Mein Problem dabei ist nur, dass ich alles sofort möchte. Wenn ich etwas tue, bin ich im Geiste oft mehr bei den vielen Dingen, die ich jetzt nicht tue. Um all das leben zu können, was ich gerne tun möchte, bräuchte ich mehrere Leben. Ein großes Vorbild ist für mich in dieser Hinsicht Bud Spencer alias Carlo Pedersoli (Lest seine Autobiographie! Es lohnt sich!). Er hat alles mal gemacht, aber nichts wirklich als Profi. Er ist geschwommen, hat aber nie mit so viel Akribie geübt, dass er es wirklich zu einem Profi gebracht hat (obwohl allein das Mitmachen bei den Olympischen Spielen für mich schon profihaft genug ist). Er hat Musik gemacht, komponiert, konnte aber keine Note und kein Instrument. Er hat unzählige Filme gedreht, hat es aber nie zu einem echten Schauspieler gebracht, weil er im Grunde immer nur sich selber spielte (was ich aber absolut nicht schlimm finde). Er ist Pilot, allerdings nur für kleine Maschinen. Er ist Vater und Ehemann.
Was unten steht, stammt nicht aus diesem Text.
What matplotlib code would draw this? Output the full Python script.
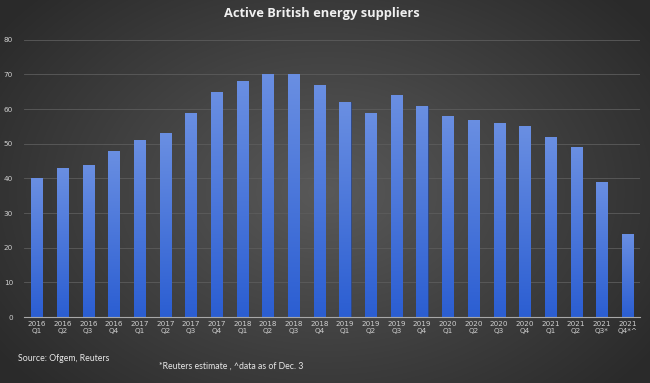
import numpy as np
import matplotlib
matplotlib.use("Agg")
import matplotlib.pyplot as plt
from matplotlib.colors import LinearSegmentedColormap

years = ["2016"] * 4 + ["2017"] * 4 + ["2018"] * 4 + ["2019"] * 4 + ["2020"] * 4 + ["2021"] * 4
quarters = ["Q1", "Q2", "Q3", "Q4"] * 5 + ["Q1", "Q2", "Q3*", "Q4*^"]
suppliers = [40, 43, 44, 48, 51, 53, 59, 65, 68, 70, 70, 67,
             62, 59, 64, 61, 58, 57, 56, 55, 52, 49, 39, 24]
yticks = [0, 10, 20, 30, 40, 50, 60, 70, 80]

W, H = 650, 383
fig = plt.figure(figsize=(W / 100, H / 100), dpi=100)

# radial background gradient
bg = fig.add_axes([0, 0, 1, 1], zorder=-10)
yy, xx = np.mgrid[0:H, 0:W]
d = np.sqrt(((xx - W * 0.5) / (W * 0.62)) ** 2 + ((yy - H * 0.5) / (H * 0.75)) ** 2)
d = np.clip(d, 0, 1)
bg_cmap = LinearSegmentedColormap.from_list("bg", ["#595959", "#2a2a2a"])
bg.imshow(d, cmap=bg_cmap, aspect="auto", extent=[0, 1, 0, 1], vmin=0, vmax=1)
bg.set_axis_off()

ax = fig.add_axes([0.037, 0.172, 0.948, 0.724])
ax.patch.set_alpha(0)
x = np.arange(len(suppliers))
bars = ax.bar(x, suppliers, width=0.43, color="#4a74d8", edgecolor="#1f3a7a",
              linewidth=0.4, zorder=3)

grad = np.linspace(0, 1, 256).reshape(-1, 1)
bar_cmap = LinearSegmentedColormap.from_list("bar", ["#2b5ed2", "#6a8fe2"])
for b in bars:
    bx, bw, bh = b.get_x(), b.get_width(), b.get_height()
    im = ax.imshow(grad, cmap=bar_cmap, aspect="auto", origin="lower",
                   extent=[bx, bx + bw, 0, bh], zorder=3.5)
    im.set_clip_path(b)

ax.set_xlim(-0.5, len(suppliers) - 0.5)
ax.set_ylim(0, 80)
ax.set_yticks(yticks)
ax.set_yticklabels([str(t) for t in yticks])
ax.set_xticks(x)
ax.set_xticklabels([f"{y}\n{q}" for y, q in zip(years, quarters)])
ax.tick_params(axis="both", length=0, colors="#cfcfcf", labelsize=5.2)
ax.tick_params(axis="x", pad=3)
ax.tick_params(axis="y", pad=8)
ax.grid(axis="y", color="#5c5c5c", linewidth=0.6, zorder=0)
for s in ["top", "right", "left"]:
    ax.spines[s].set_visible(False)
ax.spines["bottom"].set_color("#a8a8a8")
ax.spines["bottom"].set_linewidth(0.8)
ax.spines["bottom"].set_zorder(4)

fig.text(0.495, 0.965, "Active British energy suppliers", ha="center", va="center",
         color="#f0f0f0", fontsize=9.3, fontweight="bold", family="Open Sans")
fig.text(0.028, 0.065, "Source: Ofgem, Reuters", ha="left", va="center",
         color="#e8e8e8", fontsize=6.3, family="Lato")
fig.text(0.245, 0.045, "*Reuters estimate , ^data as of Dec. 3", ha="left", va="center",
         color="#e8e8e8", fontsize=6.3, family="Lato")

fig.savefig("out.png", dpi=100)
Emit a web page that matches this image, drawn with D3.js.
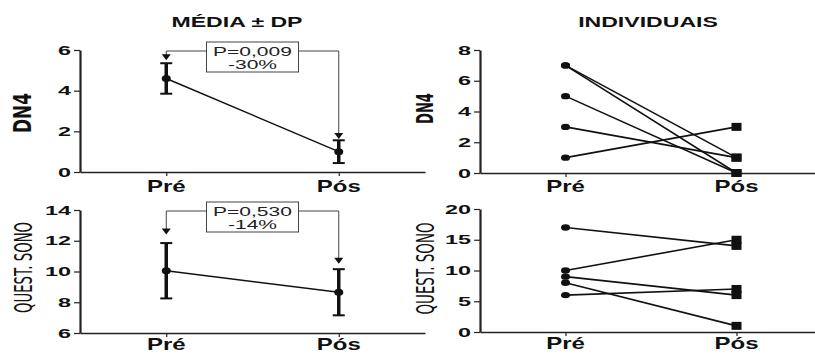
<!DOCTYPE html>
<html><head><meta charset="utf-8">
<script src="https://cdn.jsdelivr.net/npm/d3@7"></script>
<style>
html,body{margin:0;padding:0;background:#fff;}
svg{display:block;font-family:"Liberation Sans",Arial,sans-serif;}
</style></head>
<body><svg id="c" width="815" height="354"></svg>
<script>
// ---- data ----
const categories = ["Pré", "Pós"];
const dn4Mean = [4.6, 1.0];
const dn4SD = [0.75, 0.56];
const dn4Arrow = [5.5, 1.62];
const dn4Stat = ["P=0,009", "-30%"];
const sonoMean = [10.05, 8.65];
const sonoSD = [1.8, 1.5];
const sonoArrow = [12.4, 10.5];
const sonoStat = ["P=0,530", "-14%"];
const dn4Pre = [7, 7, 5, 3, 1];
const dn4Pos = [1, 0, 0, 1, 3];
const sonoPre = [17, 10, 9, 8, 6];
const sonoPos = [14, 15, 6, 1, 7];
const dn4TicksMean = [0, 2, 4, 6];
const dn4TicksInd = [0, 2, 4, 6, 8];
const sonoTicksMean = [6, 8, 10, 12, 14];
const sonoTicksInd = [0, 5, 10, 15, 20];
const titles = ["MÉDIA ± DP", "INDIVIDUAIS"];
const yTitles = ["DN4", "QUEST. SONO"];

const svg = d3.select("#c");

function stretchText(g, str, x, y, size, sx, opts = {}) {
  return g.append("text")
    .attr("transform", `translate(${x},${y}) scale(${sx},1)`)
    .attr("text-anchor", opts.anchor || "middle")
    .attr("font-size", size)
    .attr("font-weight", opts.weight || "bold")
    .attr("fill", opts.fill || "#111")
    .text(str);
}

function panel(cfg) {
  const g = svg.append("g");
  const x = d3.scalePoint().domain(categories).range([cfg.x0, cfg.x1]).padding(0.5);
  const y = d3.scaleLinear().domain(cfg.domain).range([cfg.yBot, cfg.yTop]);

  // x axis
  const xa = g.append("g").attr("transform", `translate(0,${cfg.yBot})`)
    .call(d3.axisBottom(x).tickSize(4).tickSizeOuter(0));
  xa.select(".domain").attr("stroke", "#222").attr("stroke-width", 1.6);
  xa.selectAll(".tick line").attr("stroke", "#222").attr("stroke-width", 1.2);
  xa.selectAll(".tick text").remove();
  categories.forEach(c => stretchText(g, c, x(c), cfg.yBot + cfg.xLabGap, 16, 1.5));

  // y axis
  const ya = g.append("g").attr("transform", `translate(${cfg.x0},0)`)
    .call(d3.axisLeft(y).tickValues(cfg.ticks).tickFormat(d3.format("d")).tickSize(6).tickSizeOuter(0));
  ya.select(".domain").attr("stroke", "#222").attr("stroke-width", 2.2);
  ya.selectAll(".tick line").attr("stroke", "#222").attr("stroke-width", 1.2);
  ya.selectAll(".tick text")
    .attr("x", 0)
    .attr("transform", "translate(-9,0) scale(1.8,1)")
    .attr("font-size", 13)
    .attr("font-weight", "bold")
    .attr("font-family", "'Liberation Sans',Arial,sans-serif")
    .attr("fill", "#111");

  // y title
  g.append("text")
    .attr("transform", `translate(${cfg.yTitleX},${(cfg.yTop + cfg.yBot) / 2 + cfg.yTitleDy}) rotate(-90)`)
    .attr("text-anchor", "middle")
    .attr("font-family", "'Liberation Sans Narrow','DejaVu Sans Condensed',sans-serif")
    .attr("font-size", cfg.yTitleSize)
    .attr("font-weight", cfg.yTitleWeight)
    .attr("textLength", cfg.yTitleLen)
    .attr("lengthAdjust", "spacingAndGlyphs")
    .attr("fill", "#111")
    .text(cfg.yTitle);

  return { g, x, y };
}

function meanPanel(cfg, mean, sd, arrow, stat) {
  const { g, x, y } = panel(cfg);
  const xs = categories.map(c => x(c));
  // bracket
  const by = y(cfg.domain[1]) + 1;
  g.append("path")
    .attr("d", `M${xs[0]},${y(arrow[0]) - 5}V${by}H${xs[1]}V${y(arrow[1]) - 5}`)
    .attr("fill", "none").attr("stroke", "#444").attr("stroke-width", 1);
  arrow.forEach((a, i) => {
    const ty = y(a);
    g.append("path").attr("d", `M${xs[i] - 4.5},${ty - 6}H${xs[i] + 4.5}L${xs[i]},${ty}Z`).attr("fill", "#111");
  });
  // box
  const bx = (xs[0] + xs[1]) / 2;
  g.append("rect").attr("x", bx - 46).attr("y", by - 9).attr("width", 92).attr("height", 30)
    .attr("fill", "#fff").attr("stroke", "#444").attr("stroke-width", 1);
  stretchText(g, stat[0], bx, by + 4.5, 12.5, 1.68, { weight: "normal", fill: "#222" });
  stretchText(g, stat[1], bx, by + 17.5, 12.5, 1.68, { weight: "normal", fill: "#222" });
  // mean line
  g.append("path").attr("d", d3.line()(categories.map((c, i) => [x(c), y(mean[i])])))
    .attr("fill", "none").attr("stroke", "#111").attr("stroke-width", 1.5);
  // error bars
  categories.forEach((c, i) => {
    const cx = x(c);
    g.append("line").attr("x1", cx).attr("x2", cx).attr("y1", y(mean[i] - sd[i])).attr("y2", y(mean[i] + sd[i]))
      .attr("stroke", "#111").attr("stroke-width", 3.5);
    [mean[i] - sd[i], mean[i] + sd[i]].forEach(v => {
      g.append("line").attr("x1", cx - 6).attr("x2", cx + 6).attr("y1", y(v)).attr("y2", y(v))
        .attr("stroke", "#111").attr("stroke-width", 2);
    });
    g.append("ellipse").attr("cx", cx).attr("cy", y(mean[i])).attr("rx", 4.5).attr("ry", 3.5).attr("fill", "#111");
  });
}

function indPanel(cfg, pre, pos) {
  const { g, x, y } = panel(cfg);
  const x0 = x(categories[0]), x1 = x(categories[1]);
  pre.forEach((v, i) => {
    g.append("line").attr("x1", x0).attr("y1", y(v)).attr("x2", x1).attr("y2", y(pos[i]))
      .attr("stroke", "#111").attr("stroke-width", 1.6);
  });
  pre.forEach(v => g.append("ellipse").attr("cx", x0).attr("cy", y(v)).attr("rx", 4.5).attr("ry", 3.2).attr("fill", "#111"));
  pos.forEach(v => g.append("rect").attr("x", x1 - 5).attr("y", y(v) - 4).attr("width", 10).attr("height", 8).attr("fill", "#111"));
}

meanPanel({ x0: 80, x1: 425, yTop: 50, yBot: 172, domain: [0, 6], ticks: dn4TicksMean, xLabGap: 20,
  yTitle: yTitles[0], yTitleX: 31, yTitleDy: 2, yTitleSize: 25, yTitleWeight: "bold", yTitleLen: 40 }, dn4Mean, dn4SD, dn4Arrow, dn4Stat);
indPanel({ x0: 480, x1: 822, yTop: 50, yBot: 173, domain: [0, 8], ticks: dn4TicksInd, xLabGap: 19,
  yTitle: yTitles[0], yTitleX: 433, yTitleDy: -3, yTitleSize: 23, yTitleWeight: "bold", yTitleLen: 31 }, dn4Pre, dn4Pos);
meanPanel({ x0: 80, x1: 425, yTop: 210, yBot: 333, domain: [6, 14], ticks: sonoTicksMean, xLabGap: 17,
  yTitle: yTitles[1], yTitleX: 32, yTitleDy: -4, yTitleSize: 24, yTitleWeight: "normal", yTitleLen: 91 }, sonoMean, sonoSD, sonoArrow, sonoStat);
indPanel({ x0: 480, x1: 822, yTop: 209, yBot: 332, domain: [0, 20], ticks: sonoTicksInd, xLabGap: 17,
  yTitle: yTitles[1], yTitleX: 434, yTitleDy: -2, yTitleSize: 24, yTitleWeight: "normal", yTitleLen: 92 }, sonoPre, sonoPos);

// panel titles
stretchText(svg, titles[0], 237, 27, 14, 1.65);
stretchText(svg, titles[1], 648, 27, 14, 1.65);
</script></body></html>
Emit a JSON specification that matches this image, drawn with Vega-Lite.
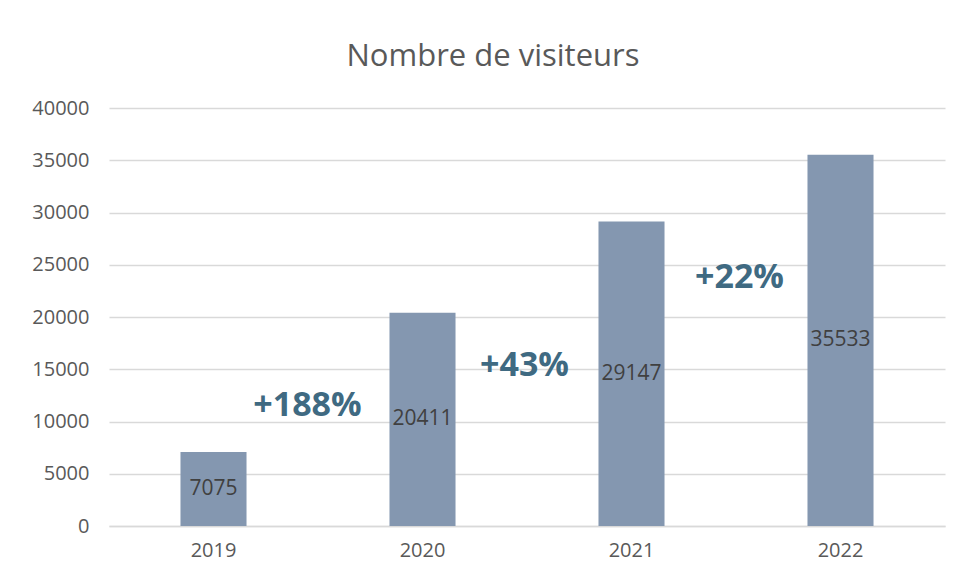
{
  "$schema": "https://vega.github.io/schema/vega-lite/v6.json",
  "width": 836,
  "height": 418,
  "autosize": "none",
  "padding": {"left": 109, "top": 108, "right": 19, "bottom": 55},
  "background": "white",
  "config": {"view": {"stroke": null}, "font": "Open Sans"},
  "title": {"text": "Nombre de visiteurs", "fontSize": 31, "font": "Open Sans", "fontWeight": "normal", "color": "#595959", "anchor": "middle", "dx": -34, "offset": 25},
  "datasets": {
    "bars": [
      {"year": "2019", "visitors": 7075},
      {"year": "2020", "visitors": 20411},
      {"year": "2021", "visitors": 29147},
      {"year": "2022", "visitors": 35533}
    ],
    "growth": [
      {"year": "2019", "pos": 11500, "label": "+188%"},
      {"year": "2020", "pos": 15300, "label": "+43%"},
      {"year": "2021", "pos": 23700, "label": "+22%"}
    ]
  },
  "layer": [
    {
      "data": {"name": "bars"},
      "mark": {"type": "bar", "color": "#8497b0"},
      "encoding": {
        "x": {"field": "year", "type": "nominal", "scale": {"paddingInner": 0.684, "paddingOuter": 0.342},
          "axis": {"title": null, "labelAngle": 0, "labelFontSize": 20, "labelColor": "#595959", "labelPadding": 14, "ticks": false, "domainColor": "#d9d9d9", "domainWidth": 1.5}},
        "y": {"field": "visitors", "type": "quantitative", "scale": {"domain": [0, 40000]},
          "axis": {"title": null, "values": [0,5000,10000,15000,20000,25000,30000,35000,40000], "format": "d", "labelFontSize": 20, "labelColor": "#595959", "labelPadding": 20, "ticks": false, "domain": false, "gridColor": "#d9d9d9", "gridWidth": 1.5}}
      }
    },
    {
      "data": {"name": "bars"},
      "transform": [{"calculate": "datum.visitors / 2", "as": "mid"}],
      "mark": {"type": "text", "fontSize": 21, "color": "#404040", "baseline": "middle"},
      "encoding": {
        "x": {"field": "year", "type": "nominal"},
        "y": {"field": "mid", "type": "quantitative"},
        "text": {"field": "visitors", "type": "nominal"}
      }
    },
    {
      "data": {"name": "growth"},
      "transform": [{"filter": "datum.year == '2019'"}],
      "mark": {"type": "text", "fontSize": 34, "fontWeight": "bold", "font": "Open Sans", "color": "#3f6a82", "baseline": "middle", "dx": 94},
      "encoding": {
        "x": {"field": "year", "type": "nominal"},
        "y": {"field": "pos", "type": "quantitative"},
        "text": {"field": "label", "type": "nominal"}
      }
    },
    {
      "data": {"name": "growth"},
      "transform": [{"filter": "datum.year == '2020'"}],
      "mark": {"type": "text", "fontSize": 34, "fontWeight": "bold", "font": "Open Sans", "color": "#3f6a82", "baseline": "middle", "dx": 102},
      "encoding": {
        "x": {"field": "year", "type": "nominal"},
        "y": {"field": "pos", "type": "quantitative"},
        "text": {"field": "label", "type": "nominal"}
      }
    },
    {
      "data": {"name": "growth"},
      "transform": [{"filter": "datum.year == '2021'"}],
      "mark": {"type": "text", "fontSize": 34, "fontWeight": "bold", "font": "Open Sans", "color": "#3f6a82", "baseline": "middle", "dx": 108},
      "encoding": {
        "x": {"field": "year", "type": "nominal"},
        "y": {"field": "pos", "type": "quantitative"},
        "text": {"field": "label", "type": "nominal"}
      }
    }
  ]
}
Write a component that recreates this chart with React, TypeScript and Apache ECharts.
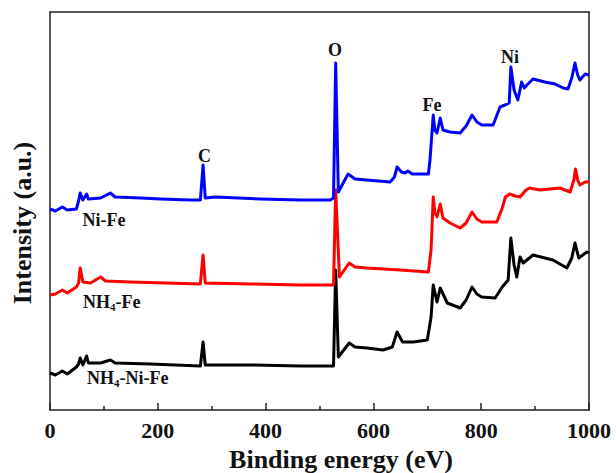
import React, { useEffect, useRef } from "react";
import * as echarts from "echarts";

// Binding energy (eV) vs intensity (a.u., offset traces)
const niFe: [number, number][] = [
  [0, 201], [10, 199], [23, 203], [32, 200], [49, 201], [53, 209], [56, 217], [61, 210],
  [68, 216], [71, 211], [94, 212], [112, 217], [121, 213], [168, 212], [205, 211], [260, 210],
  [279, 210], [284, 245], [288, 212], [307, 213], [390, 211], [464, 210], [520, 210], [526, 212],
  [530, 347], [535, 218], [553, 236], [566, 231], [588, 230], [631, 228], [639, 233], [644, 243],
  [652, 238], [659, 237], [664, 239], [672, 236], [702, 236], [705, 250], [711, 295], [714, 280],
  [718, 277], [724, 292], [729, 280], [742, 278], [761, 277], [772, 284], [783, 295], [792, 288],
  [801, 285], [822, 285], [835, 303], [844, 305], [852, 307], [855, 343], [861, 320], [868, 310],
  [875, 328], [880, 322], [885, 325], [896, 331], [918, 328], [937, 326], [952, 322], [961, 321],
  [968, 332], [974, 347], [979, 335], [983, 330], [993, 336], [1000, 335],
];

const nh4Fe: [number, number][] = [
  [0, 115], [10, 116], [23, 120], [32, 117], [49, 123], [53, 127], [56, 142], [61, 128],
  [75, 127], [94, 133], [103, 129], [149, 128], [279, 126], [284, 155], [288, 127], [372, 126],
  [464, 125], [526, 125], [530, 220], [537, 133], [555, 147], [566, 143], [588, 142], [650, 140],
  [702, 138], [707, 160], [711, 213], [714, 198], [718, 193], [724, 206], [729, 192], [742, 187],
  [761, 182], [772, 187], [783, 198], [792, 191], [801, 188], [829, 188], [839, 202], [845, 213],
  [853, 216], [863, 214], [872, 213], [883, 220], [890, 222], [909, 220], [946, 222], [965, 218],
  [972, 230], [975, 241], [979, 230], [983, 225], [993, 228], [1000, 228],
];

const nh4NiFe: [number, number][] = [
  [0, 37], [10, 35], [23, 39], [32, 36], [49, 43], [53, 46], [56, 52], [61, 45],
  [68, 54], [71, 47], [94, 47], [112, 50], [121, 47], [186, 46], [279, 44], [284, 68],
  [288, 45], [372, 45], [464, 44], [526, 44], [530, 140], [535, 53], [555, 67], [566, 63],
  [588, 62], [618, 60], [635, 63], [644, 78], [654, 68], [674, 68], [700, 70], [707, 93],
  [711, 125], [718, 108], [724, 122], [737, 107], [761, 102], [772, 110], [783, 123], [792, 116],
  [801, 113], [826, 112], [839, 123], [850, 130], [855, 172], [861, 145], [866, 133], [872, 153],
  [878, 147], [896, 155], [933, 150], [959, 142], [968, 152], [974, 167], [981, 152], [996, 158],
  [1000, 157],
];

const xTicks = [0, 200, 400, 600, 800, 1000];

const FONT = "'Liberation Serif', 'Times New Roman', serif";

export default function App() {
  const ref = useRef<HTMLDivElement>(null);
  useEffect(() => {
    if (!ref.current) return;
    const chart = echarts.init(ref.current, null, { renderer: "svg" });
    const lineSeries = (name: string, data: [number, number][], color: string) => ({
      name,
      type: "line",
      data,
      showSymbol: false,
      symbol: "none",
      lineStyle: { color, width: 3, join: "round" },
      z: 2,
    });
    const txt = (text: string, x: number, y: number, size = 18, align = "center") => ({
      type: "text",
      x,
      y,
      style: {
        text,
        fontFamily: FONT,
        fontWeight: "bold",
        fontSize: size,
        fill: "#111",
        align,
        verticalAlign: "middle",
        rich: {
          sub: { fontFamily: FONT, fontWeight: "bold", fontSize: 11, fill: "#111", padding: [10, 0, 0, 0] },
        },
      },
    });
    chart.setOption({
      animation: false,
      backgroundColor: "#fff",
      grid: { left: 50, right: 27, top: 12, bottom: 63 },
      xAxis: [
        {
          type: "value",
          min: xTicks[0],
          max: xTicks[xTicks.length - 1],
          interval: 200,
          axisLine: { lineStyle: { color: "#222", width: 1.5 } },
          axisTick: { inside: true, length: 7, lineStyle: { color: "#222", width: 1.5 } },
          minorTick: { show: true, splitNumber: 2, length: 4, lineStyle: { color: "#222", width: 1.5 } },
          splitLine: { show: false },
          axisLabel: {
            fontFamily: FONT,
            fontWeight: "bold",
            fontSize: 22,
            color: "#111",
            margin: 9,
            formatter: (v: number) => String(v),
          },
        },
        {
          type: "value",
          position: "top",
          min: 0,
          max: 1000,
          axisLine: { show: true, onZero: false, lineStyle: { color: "#222", width: 1.5 } },
          axisTick: { show: false },
          axisLabel: { show: false },
          splitLine: { show: false },
        },
      ],
      yAxis: [
        {
          type: "value",
          min: 0,
          max: 398,
          axisLine: { show: true, onZero: false, lineStyle: { color: "#222", width: 1.5 } },
          axisTick: { show: false },
          axisLabel: { show: false },
          splitLine: { show: false },
        },
        {
          type: "value",
          position: "right",
          min: 0,
          max: 398,
          axisLine: { show: true, onZero: false, lineStyle: { color: "#222", width: 1.5 } },
          axisTick: { show: false },
          axisLabel: { show: false },
          splitLine: { show: false },
        },
      ],
      series: [
        lineSeries("NH4-Ni-Fe", nh4NiFe, "#000000"),
        lineSeries("NH4-Fe", nh4Fe, "#ff0000"),
        lineSeries("Ni-Fe", niFe, "#0000ff"),
      ],
      graphic: [
        txt("C", 204.5, 156),
        txt("O", 335, 50),
        txt("Fe", 432, 105),
        txt("Ni", 510, 57),
        txt("Ni-Fe", 104, 220),
        txt("NH{sub|4}-Fe", 83, 302, 18, "left"),
        txt("NH{sub|4}-Ni-Fe", 87, 378, 18, "left"),
        txt("Binding energy (eV)", 341, 459, 26),
        {
          type: "text",
          x: 22,
          y: 223,
          rotation: Math.PI / 2,
          style: {
            text: "Intensity (a.u.)",
            fontFamily: FONT,
            fontWeight: "bold",
            fontSize: 26,
            fill: "#111",
            align: "center",
            verticalAlign: "middle",
          },
        },
      ],
    });
    return () => chart.dispose();
  }, []);
  return (
    <div
      ref={ref}
      style={{ position: "absolute", left: 0, top: 0, width: 616, height: 473, background: "#fff" }}
    />
  );
}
Er hat in Rom, Argentinien und im Amazonasgebiet die verschiedensten Jobs gemacht, ohne einen davon wirklich gelernt zu haben. Er hat in vielen Filmen so etwas wie Englisch gesprochen, wusste aber im Grunde gar nicht, was er da sagte (er kann einfach gut auswendig lernen). Er hat einfach alles gemacht, weil er sich unglaublich schnell in Dinge reinfuxen kann, ohne sie jemals gelernt zu haben. Er beherrscht sie gerade so weit, dass er damit arbeiten kann. Er hatte auch einfach keine Lust, sich näher damit zu beschäftigen. Es ging doch auch so. Vielleicht kann ich mir davon eine Scheibe abschneiden, auch wenn ich fürchte, dass man dafür den unerschütterlichen Optimismus eines Neapolitaners braucht.